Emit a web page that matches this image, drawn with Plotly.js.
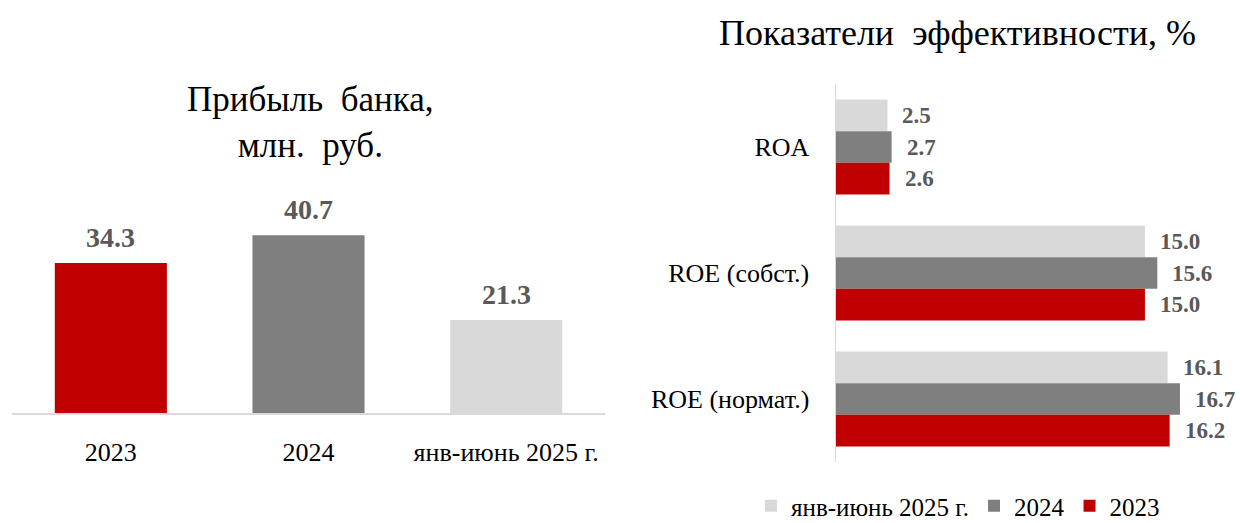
<!DOCTYPE html>
<html>
<head>
<meta charset="utf-8">
<script src="https://cdn.plot.ly/plotly-3.0.1.min.js"></script>
<style>html,body{margin:0;padding:0;background:#fff;}#chart{width:1240px;height:523px;}</style>
</head>
<body>
<div id="chart"></div>
<script>
// Left chart: bank profit, mln rub
const profitCategories = ['2023', '2024', 'янв-июнь 2025 г.'];
const profitValues = [34.3, 40.7, 21.3];
const profitColors = ['#c00000', '#7f7f7f', '#d9d9d9'];

// Right chart: efficiency indicators, %
const kpiCategories = ['ROA', 'ROE (собст.)', 'ROE (нормат.)'];
const seriesNames = ['янв-июнь 2025 г.', '2024', '2023'];
const kpi2025 = [2.5, 15.0, 16.1];
const kpi2024 = [2.7, 15.6, 16.7];
const kpi2023 = [2.6, 15.0, 16.2];
const seriesColors = ['#d9d9d9', '#7f7f7f', '#c00000'];

const FONT = '"Liberation Serif", "Times New Roman", serif';
const LABEL_COLOR = '#595959';

const traces = [];
traces.push({
  type: 'bar', x: profitCategories, y: profitValues,
  marker: {color: profitColors}, width: 0.567,
  xaxis: 'x', yaxis: 'y', showlegend: false, hoverinfo: 'skip'
});
const kpiSeries = [kpi2025, kpi2024, kpi2023];
kpiSeries.forEach((vals, i) => {
  traces.push({
    type: 'bar', orientation: 'h', y: kpiCategories, x: vals,
    name: seriesNames[i], marker: {color: seriesColors[i]},
    xaxis: 'x2', yaxis: 'y2', hoverinfo: 'skip'
  });
});

const annotations = [];
profitCategories.forEach((c, i) => {
  annotations.push({
    xref: 'x', yref: 'y', x: i, y: profitValues[i], yanchor: 'bottom', yshift: 8,
    text: profitValues[i].toFixed(1), showarrow: false,
    font: {family: FONT, size: 28, color: LABEL_COLOR, weight: 'bold'}
  });
});
const groupShift = [31.5, 0, -31.5];
kpiSeries.forEach((vals, s) => {
  kpiCategories.forEach((c, i) => {
    annotations.push({
      xref: 'x2', yref: 'y2', x: vals[i], y: i, xanchor: 'left', yanchor: 'middle',
      xshift: 13, yshift: groupShift[s],
      text: vals[i].toFixed(1), showarrow: false,
      font: {family: FONT, size: 23, color: LABEL_COLOR, weight: 'bold'}
    });
  });
});
annotations.push({
  xref: 'paper', yref: 'paper', x: 310/1240, y: (523-122)/523, xanchor: 'center', yanchor: 'middle',
  text: 'Прибыль  банка,<br>млн.  руб.', showarrow: false, align: 'center',
  font: {family: FONT, size: 35, color: '#000'}
});
annotations.push({
  xref: 'paper', yref: 'paper', x: 957/1240, y: (523-33)/523, xanchor: 'center', yanchor: 'middle',
  text: 'Показатели  эффективности, %', showarrow: false,
  font: {family: FONT, size: 36, color: '#000'}
});

const layout = {
  width: 1240, height: 523,
  margin: {l: 0, r: 0, t: 0, b: 0, autoexpand: false},
  paper_bgcolor: '#fff', plot_bgcolor: '#fff',
  font: {family: FONT, color: '#000'},
  barmode: 'group', bargap: 0.247, bargroupgap: 0,
  xaxis: {
    domain: [12/1240, 605/1240], type: 'category', range: [-0.5, 2.5],
    showline: true, linecolor: '#d9d9d9', linewidth: 1.5,
    showgrid: false, zeroline: false, ticks: '', ticklabelstandoff: 15,
    tickfont: {family: FONT, size: 26, color: '#000'}, fixedrange: true
  },
  yaxis: {
    domain: [(523-413)/523, (523-200)/523], range: [0, 48.74],
    visible: false, showgrid: false, zeroline: false, fixedrange: true
  },
  xaxis2: {
    domain: [836/1240, 1230/1240], range: [0, 19.13], anchor: 'y2',
    visible: false, showgrid: false, zeroline: false, fixedrange: true
  },
  yaxis2: {
    domain: [(523-462)/523, (523-84)/523], type: 'category', anchor: 'x2',
    categoryorder: 'array', categoryarray: kpiCategories, autorange: 'reversed',
    showline: true, linecolor: '#d9d9d9', linewidth: 1.5,
    showgrid: false, zeroline: false, ticks: '', ticklabelstandoff: 20,
    tickfont: {family: FONT, size: 26, color: '#000'}, fixedrange: true
  },
  showlegend: true,
  legend: {
    orientation: 'h', x: 958/1240, xanchor: 'center', y: 17/523, yanchor: 'middle',
    font: {family: FONT, size: 25, color: '#000'}, traceorder: 'normal',
    itemwidth: 30, bgcolor: 'rgba(0,0,0,0)'
  },
  annotations: annotations
};

Plotly.newPlot('chart', traces, layout, {displayModeBar: false, staticPlot: true});
</script>
</body>
</html>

******************************

## WORK TO COMPLETE
Repeat the data in full and exactly. Omit pictures.

## OUTPUT
Emit a web page that matches this image, drawn with Plotly.js.
<!DOCTYPE html>
<html>
<head>
<meta charset="utf-8">
<script src="https://cdn.plot.ly/plotly-3.0.1.min.js"></script>
<style>html,body{margin:0;padding:0;background:#fff;}#chart{width:1240px;height:523px;}</style>
</head>
<body>
<div id="chart"></div>
<script>
// Left chart: bank profit, mln rub
const profitCategories = ['2023', '2024', 'янв-июнь 2025 г.'];
const profitValues = [34.3, 40.7, 21.3];
const profitColors = ['#c00000', '#7f7f7f', '#d9d9d9'];

// Right chart: efficiency indicators, %
const kpiCategories = ['ROA', 'ROE (собст.)', 'ROE (нормат.)'];
const seriesNames = ['янв-июнь 2025 г.', '2024', '2023'];
const kpi2025 = [2.5, 15.0, 16.1];
const kpi2024 = [2.7, 15.6, 16.7];
const kpi2023 = [2.6, 15.0, 16.2];
const seriesColors = ['#d9d9d9', '#7f7f7f', '#c00000'];

const FONT = '"Liberation Serif", "Times New Roman", serif';
const LABEL_COLOR = '#595959';

const traces = [];
traces.push({
  type: 'bar', x: profitCategories, y: profitValues,
  marker: {color: profitColors}, width: 0.567,
  xaxis: 'x', yaxis: 'y', showlegend: false, hoverinfo: 'skip'
});
const kpiSeries = [kpi2025, kpi2024, kpi2023];
kpiSeries.forEach((vals, i) => {
  traces.push({
    type: 'bar', orientation: 'h', y: kpiCategories, x: vals,
    name: seriesNames[i], marker: {color: seriesColors[i]},
    xaxis: 'x2', yaxis: 'y2', hoverinfo: 'skip'
  });
});

const annotations = [];
profitCategories.forEach((c, i) => {
  annotations.push({
    xref: 'x', yref: 'y', x: i, y: profitValues[i], yanchor: 'bottom', yshift: 8,
    text: profitValues[i].toFixed(1), showarrow: false,
    font: {family: FONT, size: 28, color: LABEL_COLOR, weight: 'bold'}
  });
});
const groupShift = [31.5, 0, -31.5];
kpiSeries.forEach((vals, s) => {
  kpiCategories.forEach((c, i) => {
    annotations.push({
      xref: 'x2', yref: 'y2', x: vals[i], y: i, xanchor: 'left', yanchor: 'middle',
      xshift: 13, yshift: groupShift[s],
      text: vals[i].toFixed(1), showarrow: false,
      font: {family: FONT, size: 23, color: LABEL_COLOR, weight: 'bold'}
    });
  });
});
annotations.push({
  xref: 'paper', yref: 'paper', x: 310/1240, y: (523-122)/523, xanchor: 'center', yanchor: 'middle',
  text: 'Прибыль  банка,<br>млн.  руб.', showarrow: false, align: 'center',
  font: {family: FONT, size: 35, color: '#000'}
});
annotations.push({
  xref: 'paper', yref: 'paper', x: 957/1240, y: (523-33)/523, xanchor: 'center', yanchor: 'middle',
  text: 'Показатели  эффективности, %', showarrow: false,
  font: {family: FONT, size: 36, color: '#000'}
});

const layout = {
  width: 1240, height: 523,
  margin: {l: 0, r: 0, t: 0, b: 0, autoexpand: false},
  paper_bgcolor: '#fff', plot_bgcolor: '#fff',
  font: {family: FONT, color: '#000'},
  barmode: 'group', bargap: 0.247, bargroupgap: 0,
  xaxis: {
    domain: [12/1240, 605/1240], type: 'category', range: [-0.5, 2.5],
    showline: true, linecolor: '#d9d9d9', linewidth: 1.5,
    showgrid: false, zeroline: false, ticks: '', ticklabelstandoff: 15,
    tickfont: {family: FONT, size: 26, color: '#000'}, fixedrange: true
  },
  yaxis: {
    domain: [(523-413)/523, (523-200)/523], range: [0, 48.74],
    visible: false, showgrid: false, zeroline: false, fixedrange: true
  },
  xaxis2: {
    domain: [836/1240, 1230/1240], range: [0, 19.13], anchor: 'y2',
    visible: false, showgrid: false, zeroline: false, fixedrange: true
  },
  yaxis2: {
    domain: [(523-462)/523, (523-84)/523], type: 'category', anchor: 'x2',
    categoryorder: 'array', categoryarray: kpiCategories, autorange: 'reversed',
    showline: true, linecolor: '#d9d9d9', linewidth: 1.5,
    showgrid: false, zeroline: false, ticks: '', ticklabelstandoff: 20,
    tickfont: {family: FONT, size: 26, color: '#000'}, fixedrange: true
  },
  showlegend: true,
  legend: {
    orientation: 'h', x: 958/1240, xanchor: 'center', y: 17/523, yanchor: 'middle',
    font: {family: FONT, size: 25, color: '#000'}, traceorder: 'normal',
    itemwidth: 30, bgcolor: 'rgba(0,0,0,0)'
  },
  annotations: annotations
};

Plotly.newPlot('chart', traces, layout, {displayModeBar: false, staticPlot: true});
</script>
</body>
</html>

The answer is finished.